(begin)

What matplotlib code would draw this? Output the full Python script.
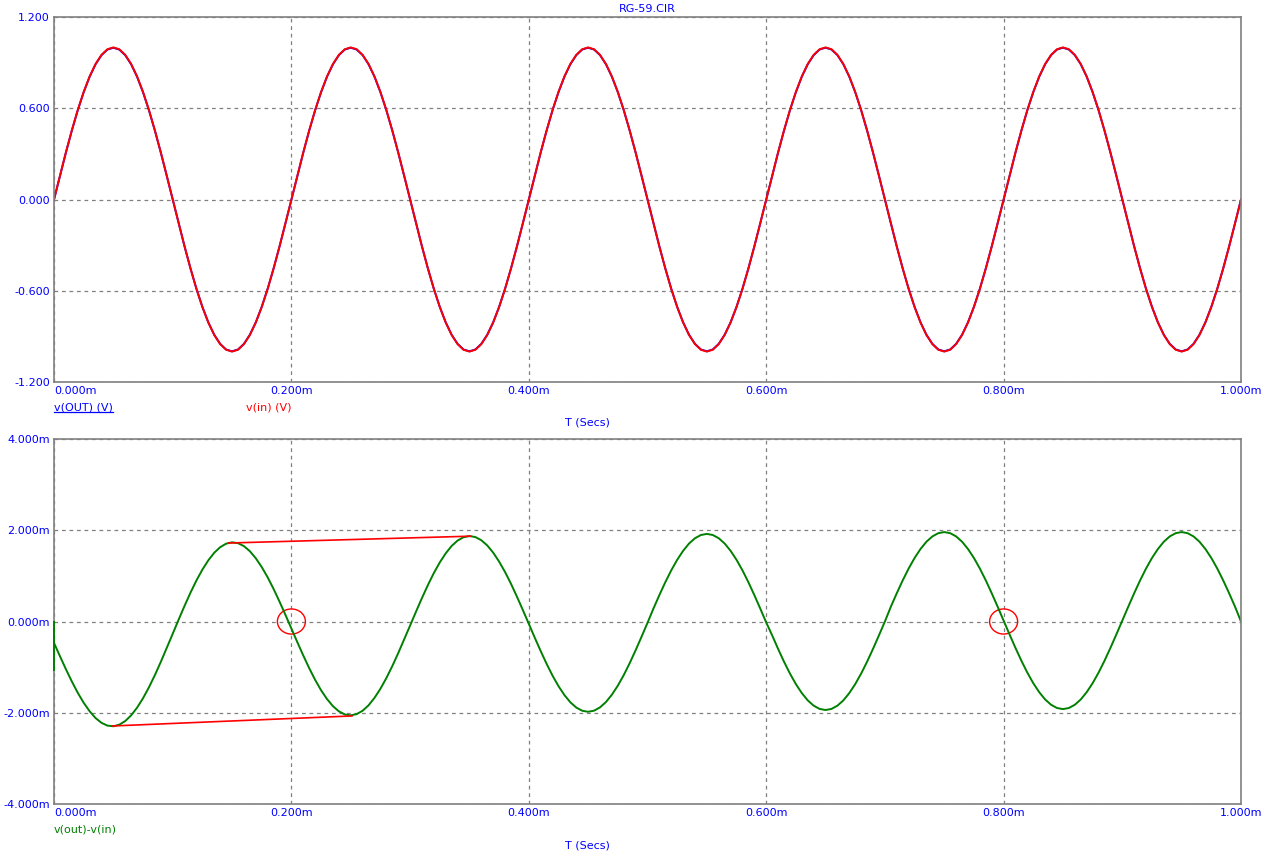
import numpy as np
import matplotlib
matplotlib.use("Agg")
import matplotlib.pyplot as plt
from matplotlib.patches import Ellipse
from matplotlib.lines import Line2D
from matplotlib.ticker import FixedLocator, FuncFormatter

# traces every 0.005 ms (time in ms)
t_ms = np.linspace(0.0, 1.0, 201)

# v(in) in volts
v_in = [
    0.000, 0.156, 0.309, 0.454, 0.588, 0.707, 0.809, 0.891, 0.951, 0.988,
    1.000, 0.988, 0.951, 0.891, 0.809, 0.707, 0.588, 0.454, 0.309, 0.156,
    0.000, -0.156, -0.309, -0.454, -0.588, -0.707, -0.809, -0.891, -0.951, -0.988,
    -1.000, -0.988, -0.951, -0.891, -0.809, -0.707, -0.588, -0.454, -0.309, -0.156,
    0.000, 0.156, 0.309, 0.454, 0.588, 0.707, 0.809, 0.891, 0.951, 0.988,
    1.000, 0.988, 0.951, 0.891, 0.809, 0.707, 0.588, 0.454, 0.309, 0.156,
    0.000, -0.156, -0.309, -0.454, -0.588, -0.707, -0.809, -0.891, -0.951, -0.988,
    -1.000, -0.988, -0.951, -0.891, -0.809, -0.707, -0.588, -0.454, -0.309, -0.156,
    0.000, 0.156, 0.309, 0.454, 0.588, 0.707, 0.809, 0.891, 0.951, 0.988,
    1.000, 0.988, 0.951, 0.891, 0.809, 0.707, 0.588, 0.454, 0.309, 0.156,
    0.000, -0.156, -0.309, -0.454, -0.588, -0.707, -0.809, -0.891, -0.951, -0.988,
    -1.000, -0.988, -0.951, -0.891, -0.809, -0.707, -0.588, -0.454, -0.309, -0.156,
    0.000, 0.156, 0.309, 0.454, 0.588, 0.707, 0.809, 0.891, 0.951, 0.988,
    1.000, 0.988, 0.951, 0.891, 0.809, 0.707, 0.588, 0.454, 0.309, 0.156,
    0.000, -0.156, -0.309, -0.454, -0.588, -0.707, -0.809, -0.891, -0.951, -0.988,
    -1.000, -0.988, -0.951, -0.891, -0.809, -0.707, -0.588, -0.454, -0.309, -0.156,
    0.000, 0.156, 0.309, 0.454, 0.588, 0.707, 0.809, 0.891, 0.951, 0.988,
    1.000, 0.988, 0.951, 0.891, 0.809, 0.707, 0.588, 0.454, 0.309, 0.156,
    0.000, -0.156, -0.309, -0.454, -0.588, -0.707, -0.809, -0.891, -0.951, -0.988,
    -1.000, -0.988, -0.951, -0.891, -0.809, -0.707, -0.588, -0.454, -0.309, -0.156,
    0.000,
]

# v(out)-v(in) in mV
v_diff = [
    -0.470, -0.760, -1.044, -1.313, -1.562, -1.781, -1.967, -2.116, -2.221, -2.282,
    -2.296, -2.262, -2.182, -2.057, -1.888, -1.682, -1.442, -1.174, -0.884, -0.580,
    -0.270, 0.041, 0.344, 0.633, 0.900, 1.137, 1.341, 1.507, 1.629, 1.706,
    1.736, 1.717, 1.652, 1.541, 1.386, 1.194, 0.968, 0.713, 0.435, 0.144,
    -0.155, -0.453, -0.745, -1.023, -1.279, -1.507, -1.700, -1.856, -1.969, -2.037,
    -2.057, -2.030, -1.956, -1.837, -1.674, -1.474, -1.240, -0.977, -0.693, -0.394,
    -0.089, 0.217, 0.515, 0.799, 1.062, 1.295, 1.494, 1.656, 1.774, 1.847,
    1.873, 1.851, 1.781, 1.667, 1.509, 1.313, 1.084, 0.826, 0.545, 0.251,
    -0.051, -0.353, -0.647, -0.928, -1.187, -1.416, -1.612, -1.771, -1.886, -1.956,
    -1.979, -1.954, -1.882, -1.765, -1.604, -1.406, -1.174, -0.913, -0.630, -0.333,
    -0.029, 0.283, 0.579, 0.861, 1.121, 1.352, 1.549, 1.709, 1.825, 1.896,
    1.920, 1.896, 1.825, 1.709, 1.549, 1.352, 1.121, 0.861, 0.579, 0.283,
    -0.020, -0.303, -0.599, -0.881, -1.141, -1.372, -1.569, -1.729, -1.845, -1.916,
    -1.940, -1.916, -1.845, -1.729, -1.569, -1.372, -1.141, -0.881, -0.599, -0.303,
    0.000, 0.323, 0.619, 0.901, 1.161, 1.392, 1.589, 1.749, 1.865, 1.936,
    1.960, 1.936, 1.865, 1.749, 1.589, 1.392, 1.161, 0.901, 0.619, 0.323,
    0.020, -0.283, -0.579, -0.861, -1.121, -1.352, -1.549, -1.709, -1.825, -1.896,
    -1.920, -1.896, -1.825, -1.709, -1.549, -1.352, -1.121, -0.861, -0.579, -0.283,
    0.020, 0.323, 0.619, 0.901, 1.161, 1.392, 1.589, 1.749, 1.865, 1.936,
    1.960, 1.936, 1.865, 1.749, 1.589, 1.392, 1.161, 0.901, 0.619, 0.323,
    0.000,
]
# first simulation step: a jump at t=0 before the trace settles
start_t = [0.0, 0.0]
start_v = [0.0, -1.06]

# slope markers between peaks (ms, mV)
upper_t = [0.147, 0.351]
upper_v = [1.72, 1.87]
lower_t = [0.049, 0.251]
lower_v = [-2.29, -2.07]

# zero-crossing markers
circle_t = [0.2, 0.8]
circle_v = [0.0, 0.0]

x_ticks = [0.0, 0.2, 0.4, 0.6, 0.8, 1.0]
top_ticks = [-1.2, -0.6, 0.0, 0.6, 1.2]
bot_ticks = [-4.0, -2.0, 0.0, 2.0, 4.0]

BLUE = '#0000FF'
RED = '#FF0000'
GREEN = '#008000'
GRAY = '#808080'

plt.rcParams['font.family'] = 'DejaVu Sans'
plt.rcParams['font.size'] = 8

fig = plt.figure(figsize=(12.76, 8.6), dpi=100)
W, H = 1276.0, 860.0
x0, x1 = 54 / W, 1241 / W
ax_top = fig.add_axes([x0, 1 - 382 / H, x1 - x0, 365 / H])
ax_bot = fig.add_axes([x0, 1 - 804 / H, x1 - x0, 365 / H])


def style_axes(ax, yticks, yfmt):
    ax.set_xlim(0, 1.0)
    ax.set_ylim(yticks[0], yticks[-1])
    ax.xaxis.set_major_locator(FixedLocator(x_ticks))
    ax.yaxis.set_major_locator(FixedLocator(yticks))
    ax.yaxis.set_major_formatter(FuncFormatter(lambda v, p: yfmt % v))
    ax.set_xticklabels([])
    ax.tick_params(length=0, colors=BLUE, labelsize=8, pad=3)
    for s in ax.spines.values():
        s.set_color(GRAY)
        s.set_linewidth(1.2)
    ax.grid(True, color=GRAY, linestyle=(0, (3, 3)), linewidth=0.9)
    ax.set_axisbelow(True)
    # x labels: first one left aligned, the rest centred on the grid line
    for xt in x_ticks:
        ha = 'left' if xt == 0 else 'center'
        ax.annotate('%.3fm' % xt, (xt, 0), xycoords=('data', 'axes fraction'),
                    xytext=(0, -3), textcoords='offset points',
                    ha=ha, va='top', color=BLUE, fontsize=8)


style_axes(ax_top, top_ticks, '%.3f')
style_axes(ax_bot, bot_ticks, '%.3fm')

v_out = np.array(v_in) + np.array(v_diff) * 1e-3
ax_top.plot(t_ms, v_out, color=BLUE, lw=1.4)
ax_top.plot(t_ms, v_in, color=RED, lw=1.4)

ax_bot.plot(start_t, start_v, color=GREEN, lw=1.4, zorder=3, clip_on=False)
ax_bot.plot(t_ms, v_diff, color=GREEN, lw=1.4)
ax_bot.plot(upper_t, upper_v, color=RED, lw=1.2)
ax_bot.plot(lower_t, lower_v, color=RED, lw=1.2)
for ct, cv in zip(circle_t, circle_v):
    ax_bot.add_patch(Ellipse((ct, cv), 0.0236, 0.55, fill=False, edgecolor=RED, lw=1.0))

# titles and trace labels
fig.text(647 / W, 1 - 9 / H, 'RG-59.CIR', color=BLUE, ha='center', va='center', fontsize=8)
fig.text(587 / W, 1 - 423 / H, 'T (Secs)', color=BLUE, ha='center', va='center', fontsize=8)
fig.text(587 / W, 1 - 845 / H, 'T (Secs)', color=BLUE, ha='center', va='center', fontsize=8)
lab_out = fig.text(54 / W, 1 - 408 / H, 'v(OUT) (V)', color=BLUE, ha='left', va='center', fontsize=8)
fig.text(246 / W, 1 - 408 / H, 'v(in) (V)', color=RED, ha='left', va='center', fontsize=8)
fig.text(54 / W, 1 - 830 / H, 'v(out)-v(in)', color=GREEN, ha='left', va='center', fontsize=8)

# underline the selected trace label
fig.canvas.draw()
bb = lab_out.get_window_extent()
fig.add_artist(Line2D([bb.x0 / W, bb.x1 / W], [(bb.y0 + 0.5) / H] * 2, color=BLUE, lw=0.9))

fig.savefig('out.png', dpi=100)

(end)

_Your instructions:_ Omitting all pictures, restate exactly the lines of the material from its start through the line that contains "from matplotlib.ticker import".

_Task response:_
What matplotlib code would draw this? Output the full Python script.
import numpy as np
import matplotlib
matplotlib.use("Agg")
import matplotlib.pyplot as plt
from matplotlib.patches import Ellipse
from matplotlib.lines import Line2D
from matplotlib.ticker import FixedLocator, FuncFormatter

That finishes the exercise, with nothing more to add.